** Begin Information provided **

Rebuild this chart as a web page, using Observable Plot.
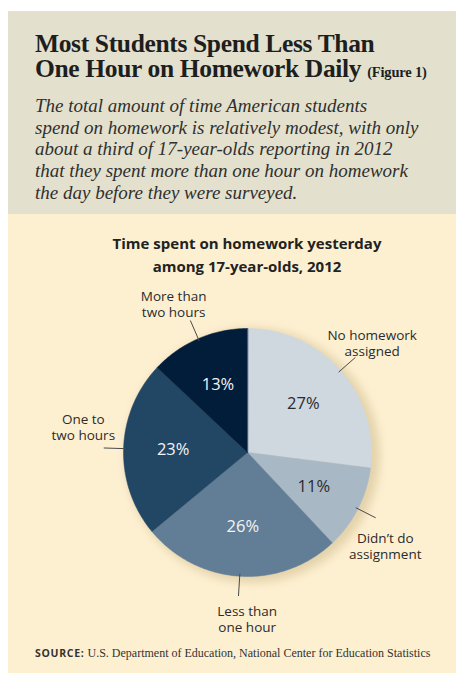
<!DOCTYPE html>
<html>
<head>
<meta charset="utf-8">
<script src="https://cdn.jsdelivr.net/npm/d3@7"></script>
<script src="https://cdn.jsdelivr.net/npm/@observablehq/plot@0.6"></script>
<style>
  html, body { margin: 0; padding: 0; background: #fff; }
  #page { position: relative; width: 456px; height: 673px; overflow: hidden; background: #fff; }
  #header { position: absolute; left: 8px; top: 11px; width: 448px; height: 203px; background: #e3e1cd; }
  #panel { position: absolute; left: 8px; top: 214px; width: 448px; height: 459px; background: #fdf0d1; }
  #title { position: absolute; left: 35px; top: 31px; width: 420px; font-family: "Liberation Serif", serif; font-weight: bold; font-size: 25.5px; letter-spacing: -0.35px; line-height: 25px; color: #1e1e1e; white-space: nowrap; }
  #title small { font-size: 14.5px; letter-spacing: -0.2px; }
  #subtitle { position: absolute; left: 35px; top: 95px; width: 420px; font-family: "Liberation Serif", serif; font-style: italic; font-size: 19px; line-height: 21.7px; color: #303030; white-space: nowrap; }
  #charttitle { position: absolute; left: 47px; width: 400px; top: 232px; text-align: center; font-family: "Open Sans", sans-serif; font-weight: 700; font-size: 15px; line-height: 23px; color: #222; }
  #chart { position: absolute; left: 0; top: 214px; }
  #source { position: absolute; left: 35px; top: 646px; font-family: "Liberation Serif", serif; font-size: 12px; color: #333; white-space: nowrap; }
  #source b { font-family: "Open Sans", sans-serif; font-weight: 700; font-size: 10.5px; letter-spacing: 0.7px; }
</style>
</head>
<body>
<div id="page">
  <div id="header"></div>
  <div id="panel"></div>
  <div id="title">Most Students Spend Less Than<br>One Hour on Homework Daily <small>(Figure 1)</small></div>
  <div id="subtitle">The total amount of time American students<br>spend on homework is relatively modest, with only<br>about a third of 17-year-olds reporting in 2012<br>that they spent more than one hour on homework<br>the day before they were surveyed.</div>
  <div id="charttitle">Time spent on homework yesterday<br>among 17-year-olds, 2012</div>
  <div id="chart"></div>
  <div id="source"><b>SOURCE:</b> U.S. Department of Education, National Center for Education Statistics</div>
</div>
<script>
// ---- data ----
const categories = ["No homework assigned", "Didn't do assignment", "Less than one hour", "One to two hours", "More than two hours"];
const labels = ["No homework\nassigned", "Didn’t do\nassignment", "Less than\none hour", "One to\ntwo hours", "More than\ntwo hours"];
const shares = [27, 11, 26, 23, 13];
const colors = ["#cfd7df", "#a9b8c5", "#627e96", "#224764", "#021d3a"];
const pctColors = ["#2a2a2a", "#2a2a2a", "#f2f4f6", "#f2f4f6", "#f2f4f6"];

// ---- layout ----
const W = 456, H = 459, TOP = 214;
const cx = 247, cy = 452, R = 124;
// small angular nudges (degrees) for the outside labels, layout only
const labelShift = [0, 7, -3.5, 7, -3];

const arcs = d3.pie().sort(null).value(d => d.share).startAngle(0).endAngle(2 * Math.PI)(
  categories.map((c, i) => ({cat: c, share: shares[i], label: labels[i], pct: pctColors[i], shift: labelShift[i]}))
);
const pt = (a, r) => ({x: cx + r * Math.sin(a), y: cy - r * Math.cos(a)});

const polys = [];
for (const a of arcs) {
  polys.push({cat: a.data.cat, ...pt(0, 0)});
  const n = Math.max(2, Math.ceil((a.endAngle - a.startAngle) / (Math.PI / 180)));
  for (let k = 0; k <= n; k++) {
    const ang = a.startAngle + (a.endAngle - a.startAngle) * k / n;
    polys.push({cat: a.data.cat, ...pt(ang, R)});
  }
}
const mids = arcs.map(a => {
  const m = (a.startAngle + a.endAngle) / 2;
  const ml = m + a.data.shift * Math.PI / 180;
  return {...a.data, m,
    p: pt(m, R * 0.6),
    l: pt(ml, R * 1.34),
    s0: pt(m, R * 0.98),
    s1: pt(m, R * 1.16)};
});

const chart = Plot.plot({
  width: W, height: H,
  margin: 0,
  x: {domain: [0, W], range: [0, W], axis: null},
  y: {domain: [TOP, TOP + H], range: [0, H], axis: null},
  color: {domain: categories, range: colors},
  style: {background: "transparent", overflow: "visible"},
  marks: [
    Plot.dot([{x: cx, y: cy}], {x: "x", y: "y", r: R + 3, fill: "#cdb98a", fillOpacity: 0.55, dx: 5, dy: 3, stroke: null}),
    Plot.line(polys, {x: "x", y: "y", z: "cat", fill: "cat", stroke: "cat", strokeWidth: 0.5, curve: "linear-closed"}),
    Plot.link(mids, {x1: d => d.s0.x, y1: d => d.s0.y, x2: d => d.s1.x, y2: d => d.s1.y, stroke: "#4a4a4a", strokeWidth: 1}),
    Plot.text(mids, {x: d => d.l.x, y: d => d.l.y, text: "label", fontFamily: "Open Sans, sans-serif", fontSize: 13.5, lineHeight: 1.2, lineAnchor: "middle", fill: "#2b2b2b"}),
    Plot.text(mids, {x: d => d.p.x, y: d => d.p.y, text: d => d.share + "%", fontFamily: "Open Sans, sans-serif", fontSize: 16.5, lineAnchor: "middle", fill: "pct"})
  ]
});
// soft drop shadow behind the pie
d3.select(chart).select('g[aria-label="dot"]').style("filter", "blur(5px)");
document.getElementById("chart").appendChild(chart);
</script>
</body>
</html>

** End Information provided **

**Task**
Output all of the data exactly as it stands, minus any images.

**Complete output**
Rebuild this chart as a web page, using Observable Plot.
<!DOCTYPE html>
<html>
<head>
<meta charset="utf-8">
<script src="https://cdn.jsdelivr.net/npm/d3@7"></script>
<script src="https://cdn.jsdelivr.net/npm/@observablehq/plot@0.6"></script>
<style>
  html, body { margin: 0; padding: 0; background: #fff; }
  #page { position: relative; width: 456px; height: 673px; overflow: hidden; background: #fff; }
  #header { position: absolute; left: 8px; top: 11px; width: 448px; height: 203px; background: #e3e1cd; }
  #panel { position: absolute; left: 8px; top: 214px; width: 448px; height: 459px; background: #fdf0d1; }
  #title { position: absolute; left: 35px; top: 31px; width: 420px; font-family: "Liberation Serif", serif; font-weight: bold; font-size: 25.5px; letter-spacing: -0.35px; line-height: 25px; color: #1e1e1e; white-space: nowrap; }
  #title small { font-size: 14.5px; letter-spacing: -0.2px; }
  #subtitle { position: absolute; left: 35px; top: 95px; width: 420px; font-family: "Liberation Serif", serif; font-style: italic; font-size: 19px; line-height: 21.7px; color: #303030; white-space: nowrap; }
  #charttitle { position: absolute; left: 47px; width: 400px; top: 232px; text-align: center; font-family: "Open Sans", sans-serif; font-weight: 700; font-size: 15px; line-height: 23px; color: #222; }
  #chart { position: absolute; left: 0; top: 214px; }
  #source { position: absolute; left: 35px; top: 646px; font-family: "Liberation Serif", serif; font-size: 12px; color: #333; white-space: nowrap; }
  #source b { font-family: "Open Sans", sans-serif; font-weight: 700; font-size: 10.5px; letter-spacing: 0.7px; }
</style>
</head>
<body>
<div id="page">
  <div id="header"></div>
  <div id="panel"></div>
  <div id="title">Most Students Spend Less Than<br>One Hour on Homework Daily <small>(Figure 1)</small></div>
  <div id="subtitle">The total amount of time American students<br>spend on homework is relatively modest, with only<br>about a third of 17-year-olds reporting in 2012<br>that they spent more than one hour on homework<br>the day before they were surveyed.</div>
  <div id="charttitle">Time spent on homework yesterday<br>among 17-year-olds, 2012</div>
  <div id="chart"></div>
  <div id="source"><b>SOURCE:</b> U.S. Department of Education, National Center for Education Statistics</div>
</div>
<script>
// ---- data ----
const categories = ["No homework assigned", "Didn't do assignment", "Less than one hour", "One to two hours", "More than two hours"];
const labels = ["No homework\nassigned", "Didn’t do\nassignment", "Less than\none hour", "One to\ntwo hours", "More than\ntwo hours"];
const shares = [27, 11, 26, 23, 13];
const colors = ["#cfd7df", "#a9b8c5", "#627e96", "#224764", "#021d3a"];
const pctColors = ["#2a2a2a", "#2a2a2a", "#f2f4f6", "#f2f4f6", "#f2f4f6"];

// ---- layout ----
const W = 456, H = 459, TOP = 214;
const cx = 247, cy = 452, R = 124;
// small angular nudges (degrees) for the outside labels, layout only
const labelShift = [0, 7, -3.5, 7, -3];

const arcs = d3.pie().sort(null).value(d => d.share).startAngle(0).endAngle(2 * Math.PI)(
  categories.map((c, i) => ({cat: c, share: shares[i], label: labels[i], pct: pctColors[i], shift: labelShift[i]}))
);
const pt = (a, r) => ({x: cx + r * Math.sin(a), y: cy - r * Math.cos(a)});

const polys = [];
for (const a of arcs) {
  polys.push({cat: a.data.cat, ...pt(0, 0)});
  const n = Math.max(2, Math.ceil((a.endAngle - a.startAngle) / (Math.PI / 180)));
  for (let k = 0; k <= n; k++) {
    const ang = a.startAngle + (a.endAngle - a.startAngle) * k / n;
    polys.push({cat: a.data.cat, ...pt(ang, R)});
  }
}
const mids = arcs.map(a => {
  const m = (a.startAngle + a.endAngle) / 2;
  const ml = m + a.data.shift * Math.PI / 180;
  return {...a.data, m,
    p: pt(m, R * 0.6),
    l: pt(ml, R * 1.34),
    s0: pt(m, R * 0.98),
    s1: pt(m, R * 1.16)};
});

const chart = Plot.plot({
  width: W, height: H,
  margin: 0,
  x: {domain: [0, W], range: [0, W], axis: null},
  y: {domain: [TOP, TOP + H], range: [0, H], axis: null},
  color: {domain: categories, range: colors},
  style: {background: "transparent", overflow: "visible"},
  marks: [
    Plot.dot([{x: cx, y: cy}], {x: "x", y: "y", r: R + 3, fill: "#cdb98a", fillOpacity: 0.55, dx: 5, dy: 3, stroke: null}),
    Plot.line(polys, {x: "x", y: "y", z: "cat", fill: "cat", stroke: "cat", strokeWidth: 0.5, curve: "linear-closed"}),
    Plot.link(mids, {x1: d => d.s0.x, y1: d => d.s0.y, x2: d => d.s1.x, y2: d => d.s1.y, stroke: "#4a4a4a", strokeWidth: 1}),
    Plot.text(mids, {x: d => d.l.x, y: d => d.l.y, text: "label", fontFamily: "Open Sans, sans-serif", fontSize: 13.5, lineHeight: 1.2, lineAnchor: "middle", fill: "#2b2b2b"}),
    Plot.text(mids, {x: d => d.p.x, y: d => d.p.y, text: d => d.share + "%", fontFamily: "Open Sans, sans-serif", fontSize: 16.5, lineAnchor: "middle", fill: "pct"})
  ]
});
// soft drop shadow behind the pie
d3.select(chart).select('g[aria-label="dot"]').style("filter", "blur(5px)");
document.getElementById("chart").appendChild(chart);
</script>
</body>
</html>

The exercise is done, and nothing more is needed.